Spheroidal weathering and frost play a role after exposure. The jointed blocks break free and tumble into talus slopes or sit as isolated tors on the plateau. On some cliff faces the joints are nearly vertical; elsewhere they step into ledges and slabby faces. Sea cliffs along the Tasman Peninsula show sheer columnar walls meeting the ocean—an abrupt transition from cooled magma to wave-worn cliff.
The dolerite is a language of fracture: cooling lines become the island’s ridges and the frame upon which soils and ecosystems sit.
Landscape, soils, and ecology
Dolerite weathers into coarse, blocky debris and often supports thin, acidic soils. On Tasmania’s high plateaus those soils combine with cool, wet climates to favor buttongrass moorland and button grass peats rather than dense forest. On lower slopes, deeper weathering and trapped moisture can produce more substantial soils that support eucalypt forest.
The rock's resistance to erosion helps create sharp escarpments and flat-topped plateaus. Streams cut narrow valleys where they intersect joints; perched lakes and tarns occupy hollows where dolerite bedding and joint patterns trap water. These landforms shaped by a Jurassic plumbing system now control drainage, habitat and human routes across the island.
Geological context and human traces
The dolerite intrusions are broadly contemporaneous with the early stages of Gondwana’s breakup. As Australia separated from Antarctica and the rest of Gondwana, extensional stresses opened space for magma to intrude into basin sediments.

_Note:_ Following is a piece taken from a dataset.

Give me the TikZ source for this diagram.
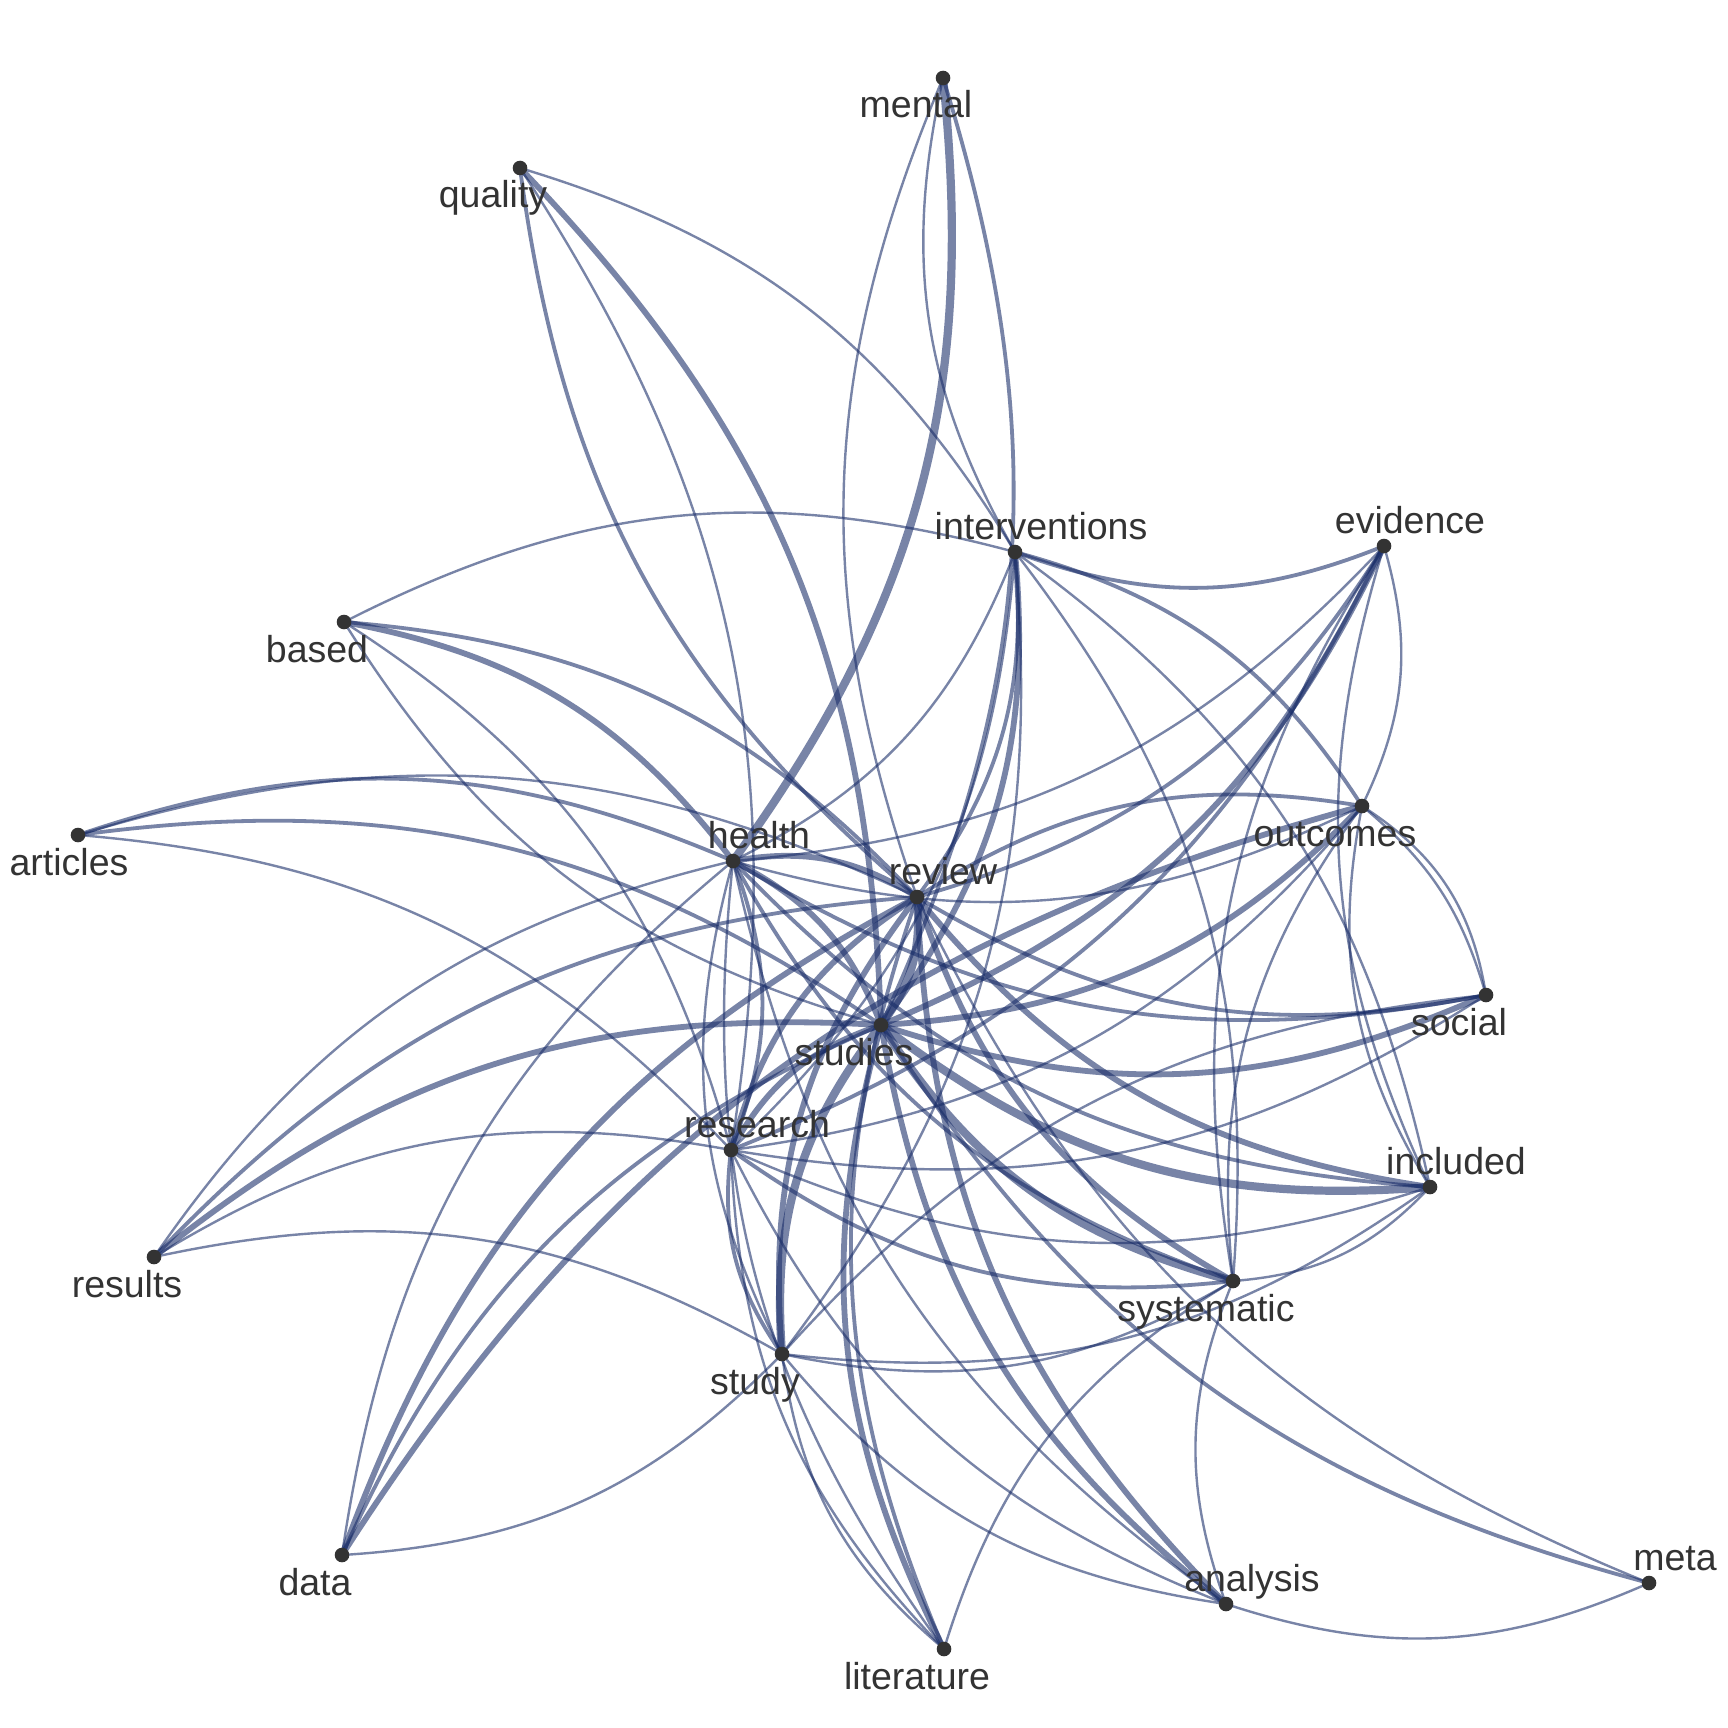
\documentclass[tikz,border=0pt]{standalone}
\usepackage{fontspec}
\setmainfont{Liberation Sans}
\definecolor{edgec}{RGB}{24,44,104}
\definecolor{dotc}{RGB}{51,51,51}
\newcommand\ed[3]{\draw[#3] (#1) to[bend left=21] (#2);}
\begin{document}
\begin{tikzpicture}[x=1pt,y=1pt,
  edgebase/.style={draw=edgec, draw opacity=0.58, line cap=round},
  ewa/.style={edgebase, line width=2.4pt},
  ewb/.style={edgebase, line width=3.8pt},
  ewc/.style={edgebase, line width=5.8pt},
  ewd/.style={edgebase, line width=8.2pt},
  dot/.style={circle, fill=dotc, inner sep=0pt, minimum size=14.6pt},
  lab/.style={text=dotc, font=\fontsize{37.5}{40}\selectfont, inner sep=0pt, anchor=base}]
\fill[white] (0,0) rectangle (1728,-1728);
\useasboundingbox (0,0) rectangle (1728,-1728);
% node positions
\coordinate (mental) at (943,-78);
\coordinate (quality) at (520,-168);
\coordinate (interventions) at (1015,-552);
\coordinate (evidence) at (1384,-546);
\coordinate (based) at (344,-622);
\coordinate (articles) at (78,-835);
\coordinate (health) at (733,-861);
\coordinate (review) at (917,-897);
\coordinate (outcomes) at (1362,-806);
\coordinate (social) at (1486,-995);
\coordinate (studies) at (881,-1025);
\coordinate (research) at (731,-1150);
\coordinate (included) at (1430,-1187);
\coordinate (systematic) at (1233,-1281);
\coordinate (analysis) at (1226,-1604);
\coordinate (meta) at (1649,-1583);
\coordinate (results) at (154,-1257);
\coordinate (data) at (342,-1555);
\coordinate (study) at (782,-1354);
\coordinate (literature) at (944,-1649);
% edges
\ed{mental}{health}{ewd}
\ed{interventions}{mental}{ewa}
\ed{review}{mental}{ewa}
\ed{mental}{studies}{ewb}
\ed{quality}{interventions}{ewa}
\ed{quality}{studies}{ewc}
\ed{quality}{research}{ewa}
\ed{review}{quality}{ewb}
\ed{based}{interventions}{ewa}
\ed{based}{review}{ewb}
\ed{based}{health}{ewc}
\ed{studies}{based}{ewa}
\ed{based}{research}{ewa}
\ed{articles}{health}{ewb}
\ed{articles}{review}{ewa}
\ed{articles}{studies}{ewb}
\ed{articles}{research}{ewa}
\ed{results}{health}{ewa}
\ed{results}{review}{ewb}
\ed{results}{studies}{ewc}
\ed{results}{research}{ewa}
\ed{results}{study}{ewa}
\ed{data}{health}{ewa}
\ed{data}{review}{ewc}
\ed{data}{outcomes}{ewc}
\ed{data}{studies}{ewb}
\ed{study}{data}{ewa}
\ed{literature}{studies}{ewc}
\ed{literature}{review}{ewb}
\ed{literature}{research}{ewa}
\ed{literature}{study}{ewa}
\ed{literature}{health}{ewa}
\ed{literature}{systematic}{ewa}
\ed{analysis}{studies}{ewc}
\ed{analysis}{review}{ewc}
\ed{analysis}{health}{ewa}
\ed{analysis}{research}{ewa}
\ed{analysis}{study}{ewa}
\ed{analysis}{systematic}{ewa}
\ed{meta}{analysis}{ewa}
\ed{meta}{studies}{ewb}
\ed{meta}{review}{ewa}
\ed{evidence}{interventions}{ewb}
\ed{evidence}{studies}{ewc}
\ed{evidence}{review}{ewb}
\ed{evidence}{research}{ewb}
\ed{evidence}{health}{ewa}
\ed{evidence}{outcomes}{ewa}
\ed{systematic}{evidence}{ewa}
\ed{included}{evidence}{ewa}
\ed{interventions}{studies}{ewc}
\ed{interventions}{review}{ewb}
\ed{interventions}{health}{ewa}
\ed{interventions}{research}{ewa}
\ed{interventions}{study}{ewa}
\ed{interventions}{outcomes}{ewb}
\ed{interventions}{systematic}{ewa}
\ed{interventions}{included}{ewa}
\ed{outcomes}{studies}{ewc}
\ed{review}{outcomes}{ewb}
\ed{outcomes}{health}{ewa}
\ed{outcomes}{research}{ewa}
\ed{systematic}{outcomes}{ewa}
\ed{included}{outcomes}{ewa}
\draw[ewa] (outcomes) to[bend left=17] (social);
\draw[ewa] (outcomes) to[bend left=24] (social);
\ed{social}{review}{ewb}
\ed{social}{health}{ewb}
\ed{social}{studies}{ewc}
\ed{social}{research}{ewa}
\ed{study}{social}{ewa}
\ed{included}{studies}{ewd}
\ed{included}{review}{ewc}
\ed{included}{health}{ewb}
\ed{included}{research}{ewa}
\ed{included}{study}{ewa}
\ed{included}{systematic}{ewa}
\ed{systematic}{studies}{ewd}
\ed{systematic}{review}{ewc}
\ed{systematic}{health}{ewb}
\ed{systematic}{research}{ewb}
\ed{systematic}{study}{ewa}
\ed{study}{studies}{ewd}
\ed{study}{review}{ewc}
\ed{study}{research}{ewb}
\ed{study}{health}{ewa}
\ed{research}{studies}{ewc}
\ed{research}{review}{ewc}
\ed{health}{research}{ewb}
\ed{health}{studies}{ewc}
\ed{health}{review}{ewc}
\ed{review}{studies}{ewd}
% dots
\foreach \n in {mental,quality,interventions,evidence,based,articles,health,review,outcomes,social,studies,research,included,systematic,analysis,meta,results,data,study,literature}
  \node[dot] (\n-dot) at (\n) {};
% labels
\node[lab] (mental-l) at (916,-118) {mental};
\node[lab] (quality-l) at (493,-208) {quality};
\node[lab] (interventions-l) at (1041,-539) {interventions};
\node[lab] (evidence-l) at (1410,-533) {evidence};
\node[lab] (based-l) at (317,-662) {based};
\node[lab] (articles-l) at (69,-875) {articles};
\node[lab] (health-l) at (759,-848) {health};
\node[lab] (review-l) at (943,-884) {review};
\node[lab] (outcomes-l) at (1335,-846) {outcomes};
\node[lab] (social-l) at (1459,-1035) {social};
\node[lab] (studies-l) at (854,-1065) {studies};
\node[lab] (research-l) at (757,-1137) {research};
\node[lab] (included-l) at (1456,-1174) {included};
\node[lab] (systematic-l) at (1206,-1321) {systematic};
\node[lab] (analysis-l) at (1252,-1591) {analysis};
\node[lab] (meta-l) at (1675,-1570) {meta};
\node[lab] (results-l) at (127,-1297) {results};
\node[lab] (data-l) at (315,-1595) {data};
\node[lab] (study-l) at (755,-1394) {study};
\node[lab] (literature-l) at (917,-1689) {literature};
\end{tikzpicture}
\end{document}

The result in Tasmania was an extensive network of dolerite sheets rather than a single volcano.
People have long used the stone. In colonial Hobart, quarried dolerite supplied road metal and building stone; today the cliffs draw hikers and photographers. Quarry scars and old tramways are quiet reminders that this hard, blocky rock has been both obstacle and resource.
Dolerite is also a marker in the regional stratigraphic story: where it cuts sedimentary sequences it provides a minimum age for those rocks, and where it preserves soil and peat beneath its caps it helps record later climatic changes. The rock itself is relatively monotonous in composition—mafic, with plagioclase and pyroxene—but its consequences for landscape and life are anything but uniform.
Read the land by the joints
Walk a dolerite plateau and the joints tell a history: directions of cooling, past water pathways, the spots where frost will pry blocks loose. From sea cliffs to inland tors the same process—magma intruded, cooled, fractured, then wore down—has produced a vocabulary of forms that is unmistakably Tasmanian.
For visitors and students of geology the island offers an accessible laboratory. Look for column height and spacing, note talus fans below cliffs, and compare vegetation across ridgelines—each observation is a sentence in the island’s Jurassic chapter.